Clay Christensen, Harvard Professor and bestselling author, has been certainly one of the most influential innovation management researchers worldwide. We know him particularly for his book “The Innovator’s Dilemma” and his theses about disruptive innovations. What might be less known is how he once asked his students to apply the insights, models and theories studied in their program as well to their own life decisions, which was later summarized in an HBR article.
Management theories and models are worth more than only being learned for exams – they can help to fuel important life decisions. In this article Christensen takes us on a very personal yet innovative journey to showcase how management theories and models can be of great guidance for important personal life questions, such as: How can I be sure that I’ll be happy in my career? How can I be sure that my relationships with my spouse and my family become an enduring source of happiness? How can I be sure I’ll stay out of jail? He demonstrates how applying theoretical models can help in finding answers, underpinning it with his own personal life experiences.

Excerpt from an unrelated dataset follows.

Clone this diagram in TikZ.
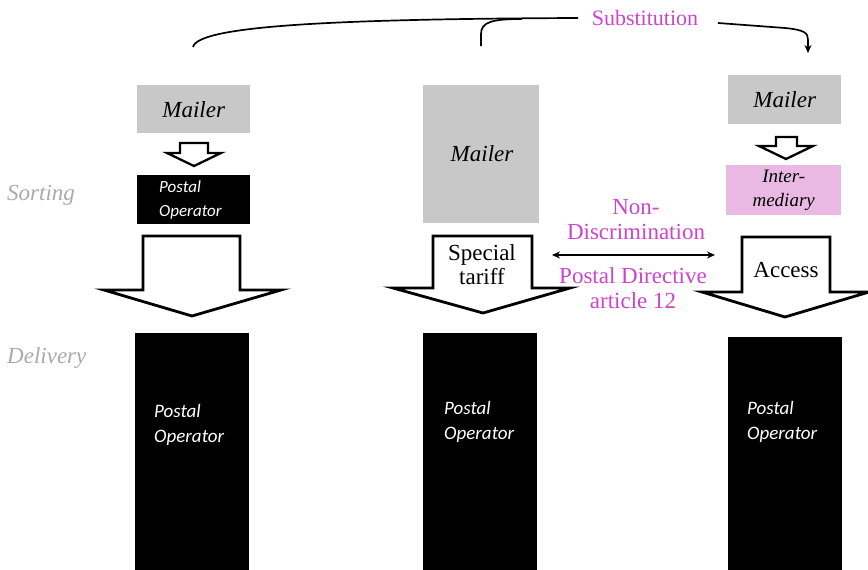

How can I be sure that I’ll be happy in my career? When it comes to job decisions, he reminds the MBA student to look through the lens of the theory of Frederick Herzberg. Herzberg proposes that the most powerful motivator in life is the opportunity to learn, grow in responsibilities, contribute to others’ lives, and be recognized for achievements, not money. Following that lens, for managers who reduce their jobs to buying, selling, investing and making deals might not experience their career as a source of happiness. He reminds us that the true measure of a successful management career is the deep reward that comes from building up people. Instead of worrying about our level of individual prominence and achievements, we should instead measure our lives by the individual people whose lives we have touched and have helped to become better people.
How can I be sure that my relationships with my spouse and my family become an enduring source of happiness? Looking through the lens of strategy theories, it’s the type of initiatives that management prioritizes which determines the strategy of a company. And its successful execution requires a consequent resource allocation. Christensen advises us to reflect on our life purpose early on and to make our resource allocation decisions accordingly. Most people tend to postpone their reflection of a life purpose to later, suddenly ending up in 70-hour working weeks and/or in separation or divorce from their families, who once mattered most to them. When studying root causes of business disasters, we mostly detect the same underlying patterns as well in private disasters: Allocating resources to what offers immediate gratification instead of what matters most to us.
How to live a life of integrity (staying out of jail)? When it comes to integrity decisions, Christensen opts for sticking to 100% commitment always, as it is easier than only sticking to 98%. We often believe that the “just once” exception is affordable, e.g. we can afford to drive too fast just once (marginal cost theory). However, as we can’t predict the future, making an exception – despites its marginal costs – lets us repeat it in other moments too. This will substantially increase our risk to land in jail.
This article is a wonderful, humble and honest piece of wisdom from a dedicated teacher who wants to inspire us to recalibrate and innovate our private life design consciously, along these main three questions. Additionally, by sharing very personal stories, he graciously provides an opportunity to get to know Clay Christensen from his most intimate, personal and vulnerable side. Above all, it’s a wonderful showcase that theories are not only worth learning for exams. There are helpful lenses which unfold innate wisdom in our daily lives. Enjoy reading these insightful reflections from one of our greatest sources for innovation insights!